# The easiest ensembles to write for?



## Manok

I've mostly spent my entire musical writing for the piano and I've been wanting to branch out. Just recently I decided I knew almost nothing about other instruments beyond what I've heard through my years of listening to classical music. I want to write something larger than one instrument, and that is a common ensemble, like string trio, or quartet. I've always felt that that would be an easy starting point once I knew enough about the instruments to write. Does someone else have another opinion? Maybe a violin and piano piece would be easier to start with?


----------



## Chordalrock

A symphony doesn't have to include more than strings and a couple of other instruments, might be a more interesting thing than writing a piece entirely for strings. And if you keep the writing simple enough you can probably start with anything you want. Any ensemble, the more virtuosic you make it, the more you have to know about the instruments.


----------



## Rhombic

Well known groups tend to be easy to balance and achieve the desired sounds.
Do not jump straight to symphonic dimensions, it will take too much work and not be as satisfying as a chamber work. It takes ages to get through sections, as opposed to smaller ensembles, and you will suddenly realise that orchestrating is much more complex and demanding than what you thought. And orchestration is actually a huge deal. And the best way to learn how to write properly for large ensembles is to work with various chamber ones first (an orchestra works both as a chamber group and as a collection of chamber groups - or at least you can view it like that).
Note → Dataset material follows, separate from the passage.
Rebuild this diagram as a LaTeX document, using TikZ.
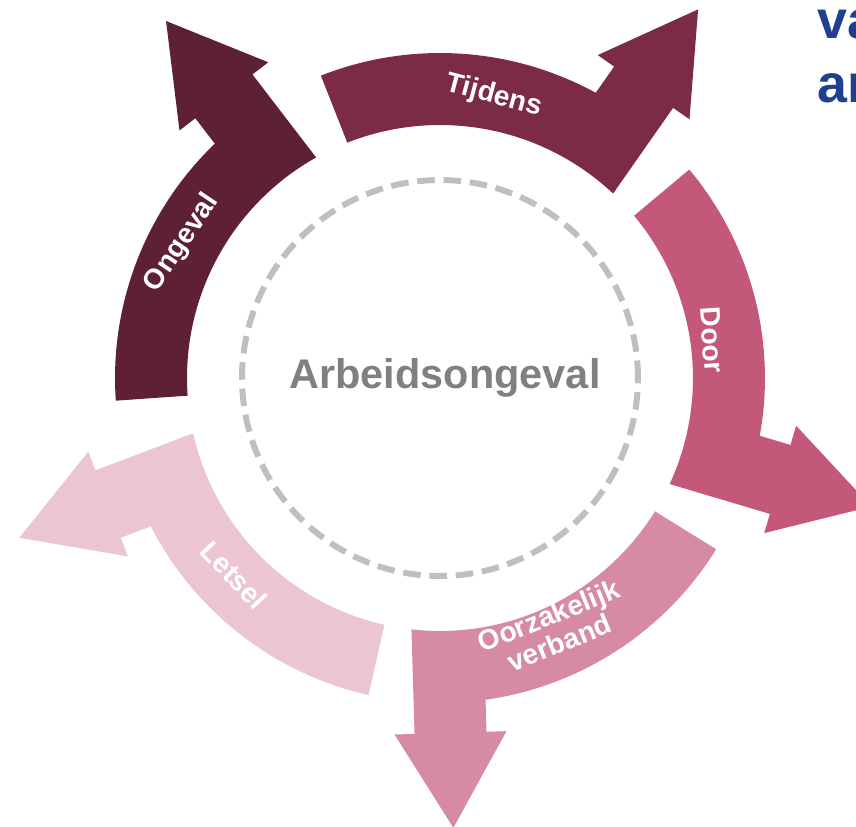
\documentclass[tikz,border=0pt]{standalone}
\usepackage{fontspec}
\setmainfont{Liberation Sans}
\usepackage{xcolor}
\usepackage{tikz}
\usetikzlibrary{positioning}
\definecolor{ongevalc}{RGB}{94,33,52}
\definecolor{tijdensc}{RGB}{123,43,70}
\definecolor{doorc}{RGB}{196,88,120}
\definecolor{oorzaakc}{RGB}{214,139,163}
\definecolor{letselc}{RGB}{235,197,208}
\definecolor{ringc}{RGB}{191,191,191}
\definecolor{midc}{RGB}{128,128,128}
\definecolor{kopc}{RGB}{31,64,145}

\begin{document}
\begin{tikzpicture}
		[x=0.02cm,y=0.02cm,
		every node/.style={inner sep=0pt},
		ring/.style={circle,draw=ringc,line width=3.4pt,dash pattern=on 10pt off 5pt,minimum size=7.92cm},
		midtext/.style={text=midc,font=\bfseries\fontsize{23.6}{28}\selectfont},
		armtext/.style={text=white,font=\bfseries\fontsize{16}{16.5}\selectfont,align=center},
		kop/.style={text=kopc,font=\bfseries\fontsize{30.6}{36}\selectfont,anchor=base west}]
		\useasboundingbox (-440,-448) rectangle (416,378);
		\clip (-440,-448) rectangle (416,378);
		\foreach \ang/\col in {127.5/ongevalc,55/tijdensc,-16.6/doorc,-88.3/oorzaakc,200.8/letselc}
			\fill[\col,rotate=\ang] (56.5:325) arc[start angle=56.5,end angle=6.36,radius=325]
				-- (355,36) -- (355,56) -- (450,0) -- (355,-56) -- (355,-36)
				-- (-8.18:253) arc[start angle=-8.18,end angle=56.5,radius=253] -- cycle;
		\node[ring] (ring) at (0,0) {};
		\node[midtext] (centre) at (5,0) {Arbeidsongeval};
		\node[armtext,rotate=56] (ongeval) at (-258,135) {Ongeval};
		\node[armtext,rotate=-15] (tijdens) at (54,282) {Tijdens};
		\node[armtext,rotate=-86] (door) at (272,38) {Door};
		\node[armtext,rotate=22] (oorzaak) at (114,-251) {Oorzakelijk\\verband};
		\node[armtext,rotate=-47] (letsel) at (-206,-197) {Letsel};
		\node[kop] (kop1) at (377,340) {va};
		\node[kop] (kop2) at (377,276) {ar};
\end{tikzpicture}
\end{document}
From *most useful* to *not-as-useful-though-still-useful*:

2 strings + piano; this would seem familiar and furthermore, very useful for you
instrument + piano; only if you feel that you have severe limitations with instrumentation
string quartet; maybe after the previous one, once you get confidence with strings *within chamber music*
2 clarinets+bass clarinet; great to work for a versatile woodwind trio, and really fun!
wind quintet; ideal to work with winds
brass quintet; same as above, but have a chat with brass players to know limitations


----------



## Chordalrock

Rhombic said:


> Do not jump straight to symphonic dimensions, it will take too much work


Too much for whom, in what context, in what sense?



Rhombic said:


> and not be as satisfying as a chamber work.


Pure opinion.

To me at least, the possibility of varied orchestration adds so much potential to my musical material that I don't see why anyone would ever compose a string piece when they can use strings AND whatever other instruments they wish.

The best way to conceptualise orchestration is to see it as a way of bringing out the true character of your melodic lines. I rather lament the way that composers tend to treat music as an entirely abstract thing, i.e. they compose pretty much the same way for pretty much all instruments. To me, a certain type of mood works a lot better when it has the timbre of pipe organ, some other kind of music works best as a piano piece, and so on. Too much listening to music too abstractly makes people blind to this sort of thing.
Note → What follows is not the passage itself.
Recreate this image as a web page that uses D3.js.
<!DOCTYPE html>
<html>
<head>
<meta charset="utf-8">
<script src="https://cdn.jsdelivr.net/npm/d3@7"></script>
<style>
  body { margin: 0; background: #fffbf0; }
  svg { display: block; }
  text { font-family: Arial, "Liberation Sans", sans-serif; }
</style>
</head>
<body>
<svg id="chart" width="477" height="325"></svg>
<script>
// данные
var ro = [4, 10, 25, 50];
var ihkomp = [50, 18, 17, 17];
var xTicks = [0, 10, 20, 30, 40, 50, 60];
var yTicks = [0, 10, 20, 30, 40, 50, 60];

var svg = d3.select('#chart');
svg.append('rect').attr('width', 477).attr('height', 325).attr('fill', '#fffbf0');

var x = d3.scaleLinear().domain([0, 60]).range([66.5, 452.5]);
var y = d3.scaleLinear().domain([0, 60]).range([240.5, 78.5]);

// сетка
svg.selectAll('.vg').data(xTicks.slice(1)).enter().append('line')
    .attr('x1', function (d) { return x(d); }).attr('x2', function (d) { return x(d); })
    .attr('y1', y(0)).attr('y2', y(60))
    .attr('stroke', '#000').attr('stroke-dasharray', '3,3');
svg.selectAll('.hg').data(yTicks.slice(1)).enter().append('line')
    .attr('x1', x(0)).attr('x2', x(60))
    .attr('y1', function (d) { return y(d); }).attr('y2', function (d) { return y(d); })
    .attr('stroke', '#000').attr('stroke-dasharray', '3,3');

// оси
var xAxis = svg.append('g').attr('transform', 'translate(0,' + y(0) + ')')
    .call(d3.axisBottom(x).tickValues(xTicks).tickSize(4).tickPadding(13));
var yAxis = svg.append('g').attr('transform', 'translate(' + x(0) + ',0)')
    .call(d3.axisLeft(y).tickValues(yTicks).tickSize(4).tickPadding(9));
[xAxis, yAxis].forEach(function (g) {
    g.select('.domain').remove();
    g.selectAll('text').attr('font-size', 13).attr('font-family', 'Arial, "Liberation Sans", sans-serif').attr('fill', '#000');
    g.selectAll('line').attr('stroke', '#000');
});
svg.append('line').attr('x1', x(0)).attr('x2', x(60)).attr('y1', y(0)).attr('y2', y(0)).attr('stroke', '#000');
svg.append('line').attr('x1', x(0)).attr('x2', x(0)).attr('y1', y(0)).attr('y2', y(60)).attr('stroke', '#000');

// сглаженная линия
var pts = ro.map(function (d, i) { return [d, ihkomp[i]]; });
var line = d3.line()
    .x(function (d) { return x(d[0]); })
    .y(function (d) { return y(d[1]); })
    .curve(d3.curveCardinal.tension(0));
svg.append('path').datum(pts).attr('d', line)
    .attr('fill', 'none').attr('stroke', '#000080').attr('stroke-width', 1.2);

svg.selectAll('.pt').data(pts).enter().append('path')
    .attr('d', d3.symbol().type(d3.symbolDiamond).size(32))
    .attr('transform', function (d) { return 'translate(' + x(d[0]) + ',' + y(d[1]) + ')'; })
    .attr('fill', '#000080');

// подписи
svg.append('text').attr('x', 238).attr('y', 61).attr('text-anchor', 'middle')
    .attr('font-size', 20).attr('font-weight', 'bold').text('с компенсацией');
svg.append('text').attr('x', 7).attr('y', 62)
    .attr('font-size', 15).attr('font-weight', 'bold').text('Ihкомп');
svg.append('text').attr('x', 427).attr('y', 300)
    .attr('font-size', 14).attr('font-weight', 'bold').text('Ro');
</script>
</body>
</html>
String ensembles are some of the most abstract ensembles you could possibly work with, I think the same goes for piano+one other instrument. If you want to get to the heart of orchestration, I'd recommend something with more options than that.



Rhombic said:


> It takes ages to get through sections, as opposed to smaller ensembles, and you will suddenly realise that orchestrating is much more complex and demanding than what you thought.


Maybe for you.


----------



## EdwardBast

There is much to recommend starting with short works for standard ensembles. String quartets and wind quintets, for example. This will help you learn the playing characteristics of the individual instruments. Before composing, however, it would be a good idea to listen to some of the best works for these ensembles with score in hand. And it would be a good idea to learn enough about the instruments to know, for example, which strings and fingerings the string players would be likely to use in playing individual passages, what kind of double stops are possible and which are easy and difficult. Read everything you can find in treatises on instrumentation and orchestration.

The best reason for not jumping into orchestral writing I can think of isn't because it is hard or complex, but because the plethora of possibilities is not conducive to discipline. Any idea you have can be executed by some part of the orchestra. Smaller ensembles, on the other hand, force one to vet ones material realistically with specific technical possibilities in mind. 
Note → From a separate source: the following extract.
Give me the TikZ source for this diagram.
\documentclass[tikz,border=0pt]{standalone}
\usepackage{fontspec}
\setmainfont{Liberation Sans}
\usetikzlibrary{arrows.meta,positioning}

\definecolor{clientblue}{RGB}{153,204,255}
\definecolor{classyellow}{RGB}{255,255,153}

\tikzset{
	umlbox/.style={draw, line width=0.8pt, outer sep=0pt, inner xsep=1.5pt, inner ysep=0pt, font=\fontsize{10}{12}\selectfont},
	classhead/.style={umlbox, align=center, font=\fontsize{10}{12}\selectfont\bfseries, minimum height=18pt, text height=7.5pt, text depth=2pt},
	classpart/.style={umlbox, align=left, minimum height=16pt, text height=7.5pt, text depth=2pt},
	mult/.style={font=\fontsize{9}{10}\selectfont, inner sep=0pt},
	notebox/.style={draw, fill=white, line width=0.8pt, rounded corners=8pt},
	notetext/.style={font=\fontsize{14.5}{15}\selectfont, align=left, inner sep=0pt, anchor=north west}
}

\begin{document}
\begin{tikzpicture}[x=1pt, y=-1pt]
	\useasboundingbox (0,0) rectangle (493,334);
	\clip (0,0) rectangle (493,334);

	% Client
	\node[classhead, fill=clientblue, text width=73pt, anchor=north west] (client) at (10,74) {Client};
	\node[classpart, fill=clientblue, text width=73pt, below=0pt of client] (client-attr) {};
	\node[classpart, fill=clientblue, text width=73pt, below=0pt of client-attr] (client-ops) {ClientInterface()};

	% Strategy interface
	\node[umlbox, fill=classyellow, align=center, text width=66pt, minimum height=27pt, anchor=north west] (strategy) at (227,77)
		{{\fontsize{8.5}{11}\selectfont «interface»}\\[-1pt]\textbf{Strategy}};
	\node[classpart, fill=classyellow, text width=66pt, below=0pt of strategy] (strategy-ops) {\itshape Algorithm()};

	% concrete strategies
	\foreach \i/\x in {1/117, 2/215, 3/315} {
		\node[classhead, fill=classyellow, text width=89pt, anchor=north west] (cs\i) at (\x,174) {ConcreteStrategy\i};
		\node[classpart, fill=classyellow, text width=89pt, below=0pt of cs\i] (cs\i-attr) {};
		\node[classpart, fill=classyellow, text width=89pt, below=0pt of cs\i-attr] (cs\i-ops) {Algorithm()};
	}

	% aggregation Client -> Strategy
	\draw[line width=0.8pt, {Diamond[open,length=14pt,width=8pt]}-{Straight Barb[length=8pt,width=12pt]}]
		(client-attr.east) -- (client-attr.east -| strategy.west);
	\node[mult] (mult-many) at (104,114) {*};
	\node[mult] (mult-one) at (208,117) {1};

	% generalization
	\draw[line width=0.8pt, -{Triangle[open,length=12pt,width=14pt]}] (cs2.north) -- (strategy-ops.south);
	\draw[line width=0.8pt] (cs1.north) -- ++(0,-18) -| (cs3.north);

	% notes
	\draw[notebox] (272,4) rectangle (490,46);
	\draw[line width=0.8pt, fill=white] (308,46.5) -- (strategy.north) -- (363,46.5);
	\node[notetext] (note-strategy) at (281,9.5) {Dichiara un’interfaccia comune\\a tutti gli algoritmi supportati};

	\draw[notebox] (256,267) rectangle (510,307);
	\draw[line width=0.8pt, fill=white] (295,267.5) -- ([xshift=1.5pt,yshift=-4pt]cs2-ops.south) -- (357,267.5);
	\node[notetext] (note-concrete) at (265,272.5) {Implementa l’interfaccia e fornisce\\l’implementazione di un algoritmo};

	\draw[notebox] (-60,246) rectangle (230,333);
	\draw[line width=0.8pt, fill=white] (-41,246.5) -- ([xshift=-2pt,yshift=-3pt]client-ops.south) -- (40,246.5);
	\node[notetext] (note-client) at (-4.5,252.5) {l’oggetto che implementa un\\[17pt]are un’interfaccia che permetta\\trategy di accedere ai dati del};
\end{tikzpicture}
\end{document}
And in general, don't get bogged down. Be quick to reject ideas that aren't working. Starting over is always better than "polishing a turd," as they say.


----------



## Pugg

Manok said:


> I've mostly spent my entire musical writing for the piano and I've been wanting to branch out. Just recently I decided I knew almost nothing about other instruments beyond what I've heard through my years of listening to classical music. I want to write something larger than one instrument, and that is a common ensemble, like string trio, or quartet. I've always felt that that would be an easy starting point once I knew enough about the instruments to write. Does someone else have another opinion? Maybe a violin and piano piece would be easier to start with?


The only one, who really knows is you, deep down you do know that .


----------



## Azol

Ehm... percussion one?
/hides


----------



## Vasks

Pugg said:


> The only one, who really knows is you, deep down you do know that .


Exactly. The OP should decide what other instruments they might be comfortable with


----------